As much as I love Elizabeth Debicki, Luhrmann completely slashed Jordan Baker's role to be pretty eye candy. Her entire romance with Nick is not mentioned at all. Why have her there then?

It also seems that Luhrmann thought the metaphors of the green light and Dr. TJ Eckleberg were so neat, because he had to shove its symbolism in our face over and over.

It's faithful to the plot, but so what? It's not that hard to retell the story beat by beat. The only time the film had a pulse is when Luhrmann was doing his usual pomps and circumstance for the the first party.

Fezzik
05-26-2013, 03:17 AM
A great big ball of MEH.

It's beautiful to look at, but the framing device took away all the impact of Nick's disillusionist and as much as I understand wanting to preserve FSF's language, the constant insistence of actually placing the words on screen just got old after a while.

Its a beautiful film to look at, and Leo and Joel Edgerton alone make me give this a yay, but it was CLOSE.

Skitch
05-27-2013, 11:43 AM
http://i.imgur.com/pz910JK.jpg

:eek:

Fezzik
05-29-2013, 04:25 PM
http://i.imgur.com/pz910JK.jpg

:eek:

While I've read this multiple times and find it amusing...Jack didn't have the Heart of the Ocean at the end. Rose did. So this cute attempt at tying in plots doesn't quite fly. :/

Kurosawa Fan
05-29-2013, 04:57 PM
While I've read this multiple times and find it amusing...Jack didn't have the Heart of the Ocean at the end. Rose did. So this cute attempt at tying in plots doesn't quite fly. :/

Uh, he also doesn't survive. It's rewriting the end of Titanic to make Leo abandon Rose, steal the Heart of the Ocean, and live the lush life in America.

Fezzik
05-29-2013, 05:08 PM
Uh, he also doesn't survive. It's rewriting the end of Titanic to make Leo abandon Rose, steal the Heart of the Ocean, and live the lush life in America.
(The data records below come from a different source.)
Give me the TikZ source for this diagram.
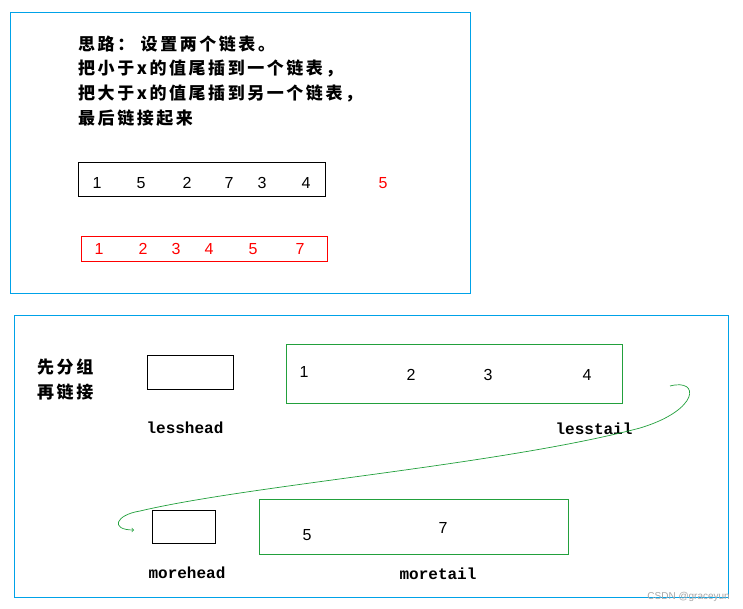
\documentclass[tikz,border=0pt]{standalone}
\usepackage{fontspec}
\setmainfont{Liberation Sans}
\newfontfamily\cjk[LetterSpace=15]{Noto Sans CJK SC}
\newfontfamily\mono{Liberation Mono}
\begin{document}
\begin{tikzpicture}[x=1pt,y=-1pt,
  blu/.style={draw={rgb,255:red,0;green,162;blue,232},line width=0.8pt},
  blk/.style={draw=black,line width=0.7pt},
  grn/.style={draw={rgb,255:red,34;green,160;blue,60},line width=0.7pt},
  cj/.style={font=\cjk\bfseries\fontsize{17}{19}\selectfont,anchor=west,inner sep=0pt},
  num/.style={font=\fontsize{16}{18}\selectfont,inner sep=0pt},
  rnum/.style={num,text=red},
  lbl/.style={font=\mono\bfseries\fontsize{16}{18}\selectfont,inner sep=0pt}]
\useasboundingbox[fill=white] (0,0) rectangle (743,608);
\draw[blu] (10,12) rectangle (470,293);
\node[cj] (t1) at (78,44) {思路：\ 设置两个链表。};
\node[cj] (t2) at (78,69) {把小于x的值尾插到一个链表，};
\node[cj] (t3) at (78,94) {把大于x的值尾插到另一个链表，};
\node[cj] (t4) at (78,118) {最后链接起来};
\draw[blk] (78,162) rectangle (325,196);
\foreach \x/\v [count=\i] in {97/1,141/5,187/2,229/7,262/3,306/4}
  \node[num] (a\i) at (\x,183) {\v};
\node[rnum] (x5) at (383,183) {5};
\draw[draw=red,line width=0.7pt] (81,236) rectangle (327,261);
\foreach \x/\v [count=\i] in {99/1,143/2,176/3,209/4,253/5,300/7}
  \node[rnum] (b\i) at (\x,249) {\v};
\draw[blu] (14,315) rectangle (728,597);
\node[cj] (g1) at (37,367) {先分组};
\node[cj] (g2) at (37,392) {再链接};
\draw[blk] (147,355) rectangle (233,389);
\draw[grn] (286,344) rectangle (622,403);
\node[num] (l1) at (304,372) {1};
\node[num] (l2) at (411,375) {2};
\node[num] (l3) at (488,375) {3};
\node[num] (l4) at (587,375) {4};
\node[lbl] (lh) at (185,428) {lesshead};
\node[lbl] (lt) at (594,429) {lesstail};
\draw[blk] (152,510) rectangle (215,543);
\draw[grn] (259,499) rectangle (568,554);
\node[num] (m1) at (307,535) {5};
\node[num] (m2) at (443,528) {7};
\node[lbl] (mh) at (187,573) {morehead};
\node[lbl] (mt) at (438,574) {moretail};
\coordinate (cs) at (670,386);
\coordinate (cm) at (140,511);
\coordinate (ce) at (134,530);
\draw[grn,->] (cs) .. controls (700,378) and (700,410) .. (640,428)
  .. controls (500,465) and (250,485) .. (cm)
  .. controls (115,515) and (110,530) .. (ce);
\node[font=\fontsize{10}{12}\selectfont,text=gray!70,anchor=east,inner sep=0pt] (wm) at (730,597) {CSDN @graceyun};
\end{tikzpicture}
\end{document}
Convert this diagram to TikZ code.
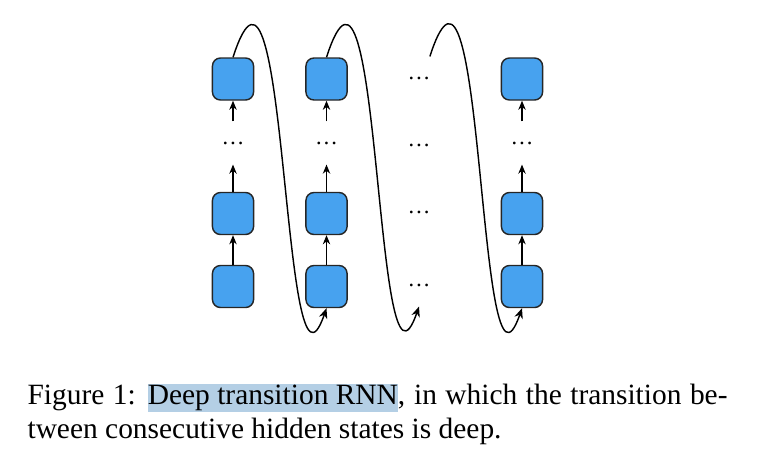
\documentclass[tikz,border=0pt]{standalone}
\usepackage{fontspec}
\setmainfont{Liberation Serif}
\usetikzlibrary{arrows.meta}
\definecolor{cellBlue}{HTML}{47A2EF}
\definecolor{markBlue}{HTML}{B4CFE5}

\begin{document}
\begin{tikzpicture}
[x=0.35pt,y=-0.35pt,
  cellDecorate/.style={shape=rectangle,rounded corners=2.8pt,minimum width=14.4pt,
    minimum height=14.7pt,inner sep=0pt,draw=black!85,fill=cellBlue,line width=0.5pt},
  dotsDecorate/.style={shape=rectangle,minimum width=14.4pt,minimum height=14.7pt,
    inner sep=0pt,font=\fontsize{8}{8}\selectfont},
  upDecorate/.style={-{Stealth[length=3.2pt,width=2.6pt]},line width=0.4pt},
  loopDecorate/.style={-{Stealth[length=3.6pt,width=3pt]},line width=0.5pt},
  captionDecorate/.style={anchor=base west,inner sep=0pt,font=\fontsize{10.3}{12}\selectfont}]
\useasboundingbox (0,0) rectangle (767,463);
%% hidden states
\foreach \nodename/\x/\y in {
  h1-1/233/286.5, h1-2/233/213.5, h1-4/233/79,
  h2-1/326.5/286.5, h2-2/326.5/213.5, h2-4/326.5/79,
  h4-1/522/286.5, h4-2/522/213.5, h4-4/522/79}
{
  \node (\nodename) at (\x,\y) [cellDecorate] {};
}
%% dots
\foreach \nodename/\x/\y in {
  h1-3/233/143, h2-3/326.5/143, h4-3/522/143,
  h3-1/419/285, h3-2/419/212, h3-3/419/145, h3-4/419/78}
{
  \node (\nodename) at (\x,\y) [dotsDecorate] {\ldots};
}
%% deep transitions inside one step
\path
\foreach \startnode/\endnode in {
  h1-1/h1-2, h1-2/h1-3, h1-3/h1-4,
  h2-1/h2-2, h2-2/h2-3, h2-3/h2-4,
  h4-1/h4-2, h4-2/h4-3, h4-3/h4-4}
{
  (\startnode) edge[upDecorate] (\endnode)
};
%% from one step to the next
\draw[loopDecorate] (h1-4.north) .. controls +(55,-170) and +(-45,130) .. (h2-1.south);
\draw[loopDecorate] (h2-4.north) .. controls +(55,-170) and +(-45,130) .. (h3-1.south);
\draw[loopDecorate] ([xshift=3.8pt]h3-4.north) .. controls +(55,-170) and +(-45,130) .. (h4-1.south);
%% caption
\node (cap1) at (27,404) [captionDecorate]
  {\makebox[245pt][s]{Figure 1: {\fboxsep=0pt\colorbox{markBlue}{\rule[-2.8pt]{0pt}{9.8pt}Deep transition RNN}}, in which the transition be-}};
\node (cap2) at (27,438) [captionDecorate] {tween consecutive hidden states is deep.};
\end{tikzpicture}
\end{document}
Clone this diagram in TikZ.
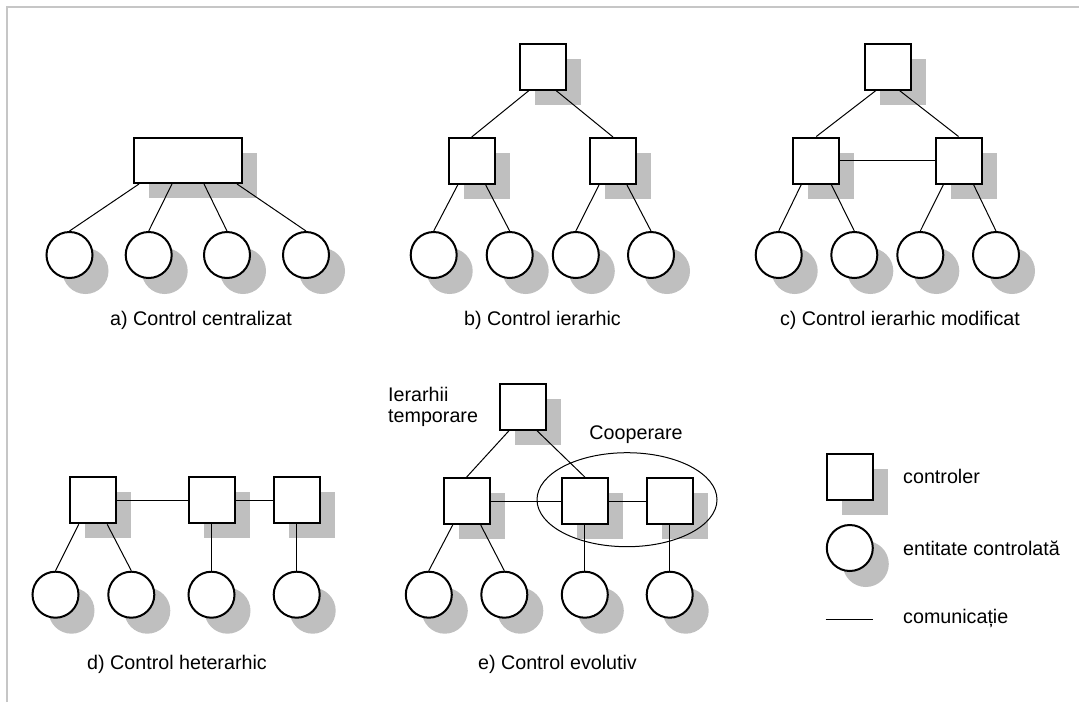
\documentclass[tikz,border=0pt]{standalone}
\usepackage{fontspec}
\setmainfont{Liberation Sans}
\usetikzlibrary{shadows, shapes.geometric}

\begin{document}
\begin{tikzpicture}[
    x=1pt,
    y=-1pt,
    ctrl/.style={draw, line width=2pt, fill=white, minimum size=46pt, inner sep=0pt,
        drop shadow={shadow xshift=15pt, shadow yshift=-15pt, fill=gray!50, opacity=1}},
    ent/.style={circle, draw, line width=2pt, fill=white, minimum size=46pt, inner sep=0pt,
        drop shadow={shadow xshift=16pt, shadow yshift=-16pt, fill=gray!50, opacity=1}},
    link/.style={line width=1pt},
    lbl/.style={font=\fontsize{19.7}{21}\selectfont, inner sep=0pt}
]
\useasboundingbox (0,0) rectangle (1079,702);
% Frame
\draw[gray!45, line width=2pt] (7.3,702) -- (7.3,6.7) -- (1079,6.7);
% a) Control centralizat
\node[ctrl, minimum width=108pt, minimum height=45pt] (ca) at (188,160.5) {};
\foreach \i/\x in {1/69.5, 2/148.7, 3/227, 4/306} {
    \node[ent] (ea\i) at (\x,255) {};
}
\foreach \i/\dx in {1/-49pt, 2/-16pt, 3/16pt, 4/49pt} {
    \draw[link] ([xshift=\dx]ca.south) -- (ea\i.north);
}
\node[lbl] (la) at (201,320) {a) Control centralizat};
% b) Control ierarhic
\node[ctrl] (tb) at (542.5,66.5) {};
\node[ctrl] (mb1) at (471.7,161) {};
\node[ctrl] (mb2) at (613,161) {};
\foreach \i/\x in {1/433.7, 2/509.7, 3/575.8, 4/651} {
    \node[ent] (eb\i) at (\x,255) {};
}
\draw[link] ([xshift=-13.5pt]tb.south) -- (mb1.north);
\draw[link] ([xshift=13.5pt]tb.south) -- (mb2.north);
\draw[link] ([xshift=-14pt]mb1.south) -- (eb1.north);
\draw[link] ([xshift=14pt]mb1.south) -- (eb2.north);
\draw[link] ([xshift=-14pt]mb2.south) -- (eb3.north);
\draw[link] ([xshift=14pt]mb2.south) -- (eb4.north);
\node[lbl] (lb) at (542.5,320) {b) Control ierarhic};
% c) Control ierarhic modificat
\node[ctrl] (tc) at (887.7,66.7) {};
\node[ctrl] (mc1) at (816.3,160.5) {};
\node[ctrl] (mc2) at (958.5,160.5) {};
\foreach \i/\x in {1/778.7, 2/854.3, 3/920.3, 4/996} {
    \node[ent] (ec\i) at (\x,255) {};
}
\draw[link] ([xshift=-12pt]tc.south) -- (mc1.north);
\draw[link] ([xshift=12pt]tc.south) -- (mc2.north);
\draw[link] (mc1.east) -- (mc2.west);
\draw[link] ([xshift=-15pt]mc1.south) -- (ec1.north);
\draw[link] ([xshift=15pt]mc1.south) -- (ec2.north);
\draw[link] ([xshift=-15pt]mc2.south) -- (ec3.north);
\draw[link] ([xshift=15pt]mc2.south) -- (ec4.north);
\node[lbl] (lc) at (900,320) {c) Control ierarhic modificat};
% d) Control heterarhic
\node[ctrl] (md1) at (93.2,500.3) {};
\node[ctrl] (md2) at (211.5,500.3) {};
\node[ctrl] (md3) at (296.7,500.3) {};
\foreach \i/\x in {1/55.5, 2/131.3, 3/211.5, 4/296.7} {
    \node[ent] (ed\i) at (\x,594.7) {};
}
\draw[link] (md1.east) -- (md2.west);
\draw[link] (md2.east) -- (md3.west);
\draw[link] ([xshift=-14.5pt]md1.south) -- (ed1.north);
\draw[link] ([xshift=14pt]md1.south) -- (ed2.north);
\draw[link] (md2.south) -- (ed3.north);
\draw[link] (md3.south) -- (ed4.north);
\node[lbl] (ld) at (177,664) {d) Control heterarhic};
% e) Control evolutiv
\node[ctrl] (te) at (523,406.7) {};
\node[ctrl] (me1) at (466.7,501) {};
\node[ctrl] (me2) at (584.8,501) {};
\node[ctrl] (me3) at (669.7,501) {};
\foreach \i/\x in {1/428.8, 2/504.3, 3/584.8, 4/669.7} {
    \node[ent] (ee\i) at (\x,594.7) {};
}
\draw[link] ([xshift=-14pt]te.south) -- (me1.north);
\draw[link] ([xshift=14pt]te.south) -- (me2.north);
\draw[link] (me1.east) -- (me2.west);
\draw[link] (me2.east) -- (me3.west);
\draw[link] ([xshift=-14pt]me1.south) -- (ee1.north);
\draw[link] ([xshift=14pt]me1.south) -- (ee2.north);
\draw[link] (me2.south) -- (ee3.north);
\draw[link] (me3.south) -- (ee4.north);
\node[ellipse, draw, link, minimum width=180pt, minimum height=94pt, inner sep=0pt] (coop) at (627,499.7) {};
\node[lbl, align=left, anchor=west] (tmp) at (388,406.7) {Ierarhii\\temporare};
\node[lbl] (lcoop) at (636,435) {Cooperare};
\node[lbl] (le) at (557.5,664) {e) Control evolutiv};
% Legend
\node[ctrl] (kc) at (849.5,477) {};
\node[ent] (ke) at (849.8,548) {};
\coordinate (kl1) at (825.7,619);
\coordinate (kl2) at (873.3,619);
\draw[link] (kl1) -- (kl2);
\node[lbl, anchor=west] (tkc) at (903,476.7) {controler};
\node[lbl, anchor=west] (tke) at (903,548.3) {entitate controlată};
\node[lbl, anchor=west] (tkl) at (903,618.3) {comunicație};
\end{tikzpicture}
\end{document}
I know, but there's been re-writings where he didnt actually die..he "floated away" and woke up on the beach in Inception, for instance. I thought this rewrite was doing the same. He survived (faked his death or what not). I guess I was reading too much into it

number8
06-12-2013, 02:53 AM
This is my least favorite Baz Luhrmann movie. He showed too much restraint here. Should've pushed the aesthetic even more, add more Jay-Z in there. Or more of those Sam Raimi-ish dolly shots of Tobey Maguire making goofy faces. I liked those. As it is, the movie is just mostly a silly bore. The best bits are when it's intentionally being silly, like the reunion scene.

DiCaprio is terrible in this. Carey Mulligan is great, but she's playing such an impenetrably unappealing waif. Edgerton's awesome, at least.

The worst misstep is using Fitzgerald's narration verbatim to describe the characters' emotions, because it just makes the actors' efforts pale in comparison. Like when Carraway first meets Gatsby, his voiceover is telling us that it's "one of those rare smiles with a quality of eternal reassurance in it." That is describing the best goddamn smile anyone can ever smile, and we expect to see that. Instead we get this smug piece of shit smile:

http://www.afrobella.com/wp-content/uploads/2013/05/leonardo-dicaprio-gatsby.png

That's not a "understood you just as far as you wanted to be understood, believed in you as you would like to believe in yourself" smile. That's a "look at my fireworks, bitch, we go crunk" smile.

number8
06-12-2013, 03:24 AM
As much as I love Elizabeth Debicki, Luhrmann completely slashed Jordan Baker's role to be pretty eye candy. Her entire romance with Nick is not mentioned at all. Why have her there then?

I find this interesting, because I felt that Luhrmann was trying to suggest that Carraway was actually in love with Gatsby, what with the histrionic outburst at the funeral, and the addition of him literally going insane and becoming "morbidly alcoholic" due to Gatsby's death.

Ezee E
09-21-2013, 11:30 PM
Mixed bag for me. It's like it isn't sure if it wants to by majority style or majority substance, and comes up failing on both sides. I've never particularly been a fan of the book for the same reasons though. Nobody really comes off as that interesting to me, especially Daisy.

When Luhrmann is doing Luhrmann it's at its best.

eternity
09-22-2013, 05:27 AM
I find this interesting, because I felt that Luhrmann was trying to suggest that Carraway was actually in love with Gatsby, what with the histrionic outburst at the funeral, and the addition of him literally going insane and becoming "morbidly alcoholic" due to Gatsby's death.

Then why not go all the way? I agree that the implication is there, but it's even more evident in the book where he does date Jordan. http://www.salon.com/2013/01/09/was_nick_carraway_gay/

Grouchy
12-02-2013, 01:37 AM
This was rubbish. Lhurmann's main contribution to the novel is putting in shitty modern music.

Also, Rowland, check out the Orange and Fucking Teal! It's everywhere!